7. Looking After Your Child's Teeth. When do you start?
Dr. Kalaiarasu M. Peariasamy
Paediatric Dental SpecialistKlinik Pergigian Pakar, Hospital Kuala Terengganu
Dental caries and gingivitis are two most common dental diseases in children. Normally parents 'discover' dental disease in children the painful way! Yet dental problems can be avoided if the oral health of the child is maintained with good eating and oral hygiene habits.
From Birth to 3 years of Age
Infant oral health and care of the child younger than age 3 has largely been dependent on the interest and ability of parents. For this reason oral health education is given to expectant mothers, so that a program of home care can be started in early infancy. Despite this, almost 80% of all pre-school children in Malaysia had experience of dental caries and significantly some had bottle or nursing caries. The primary factor is a pattern of sugar consumption that has been established early in life of the child. Other factors include feeding practices such as putting the child to bed at naptime, or bedtime with a bottle containing sweetened milk or beverages.
Parents therefore should understand their responsibility and begin a program of home care in infancy. It is important to establish good dietary habits early in the child's life. Avoid sugar right from the start so that the child doesn't get a taste for sweet things. If a bottle is necessary for naptime or bedtime, parents must ensure that after feeding the child is placed in bed without the bottle. Additionally, if the child prefers a pacifier or dummy, never dip into something sweet for the child to suck.
Oral hygiene measures are important during the first years of life. Start brushing your child's teeth at an early age. Then it becomes a habit right from the begining. Your child does not have the manual dexterity nor understanding to perform effective tooth brushing. Therefore, parents must assume the primary role of cleaning their child's teeth. Once teeth have erupted a clean cloth or a soft toothbrush can be used to gently wipe over the tooth. Find an appropriate time at least once a day to help your children learn to brush their teeth well. Make it a part of your family's daily routine. later when more teeth have erupted your child can learn to brush under your supervision. Generally, toothpaste can be introduced between 2 and 3 years of age. When this occurs, fluoridated toothpaste should be used sparingly to minimize fluoride ingestion.
Regular visits to the dentist are important for children. Dental caries may begin when the first teeth start to come through between the ages of six months and one year. As such, children should receive their initial oral evaluation by a dentist within 6 months of the eruption of the first primary tooth and not later than 12 months of age. Your child will get to know his or her dentist and get used to going for recall examinations.
The Primary School Years
Children are most likely to change their dietary habits during this period. Commonly they spend a full day in school with frequent snacks and sweets. This can be avoided if parent packed lunches with fruits and other foodstuff that are not sugary. Often the first tooth to decay is the first permanent molar.

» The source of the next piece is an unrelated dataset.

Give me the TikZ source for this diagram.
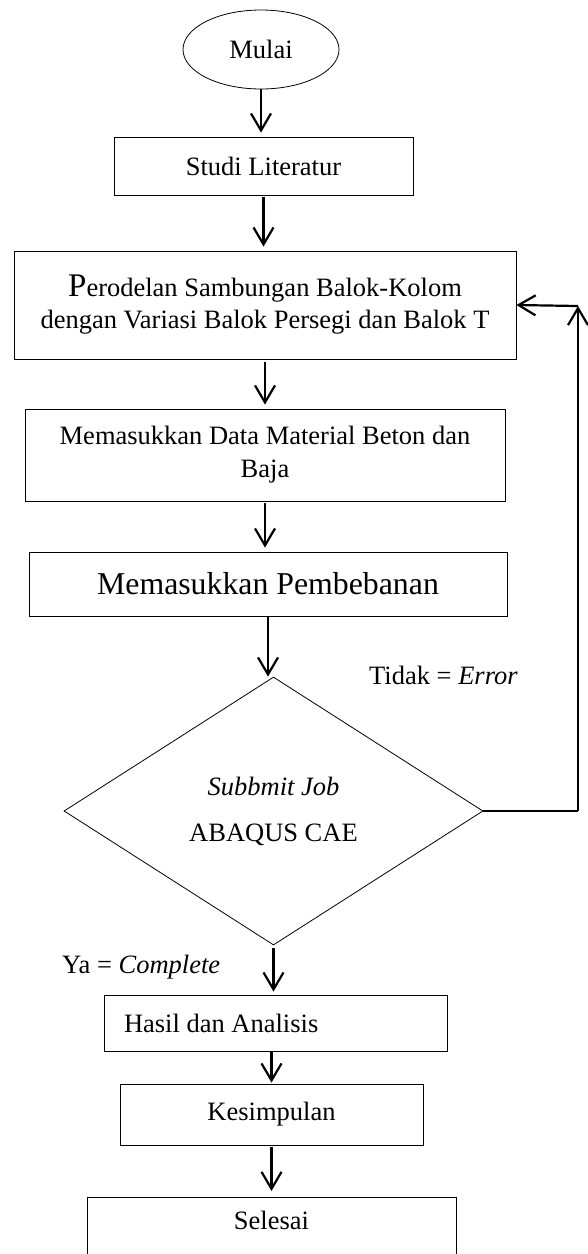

The pits and fissures of this tooth are the primary sites for dental caries in children. Normally your child's dentist can help prevent this type of caries by applying a plastic coating to the pits and fissures as a mechanical barrier. This plastic coating or sealant is very effective in preventing pit and fissure caries.
Children with high risk of dental caries can benefit from fluoride therapy. Fluoride can be applied professionally by your dentist or used in conjunction with your child's home care routine.
For effective oral hygiene care, parents need to help with tooth brushing at least until their children are skilful. Twice a day brushing with a fluoridated toothpaste is routinely recommended. Further reinforcement of oral hygiene measures may be necessary for those children with poor compliance. Often encouragement and reinforcement are enough to help your child change his or her poor oral hygiene practices. If your child sees a dentist regularly, and early decay or developing gum disease can be easily treated before it can cause trouble. Usually early treatment does not require the use of local anaesthetics and therefore children would benefit from a painless dental treatment.
If you have a child with disabilities, additional assistance may be required. The nature of disability may prevent your child from achieving an adequate level of oral hygiene. Various methods are available to support your child during tooth brushing. Your dentist would be the best person to advise you on oral hygiene aids and preventive measures for your special child.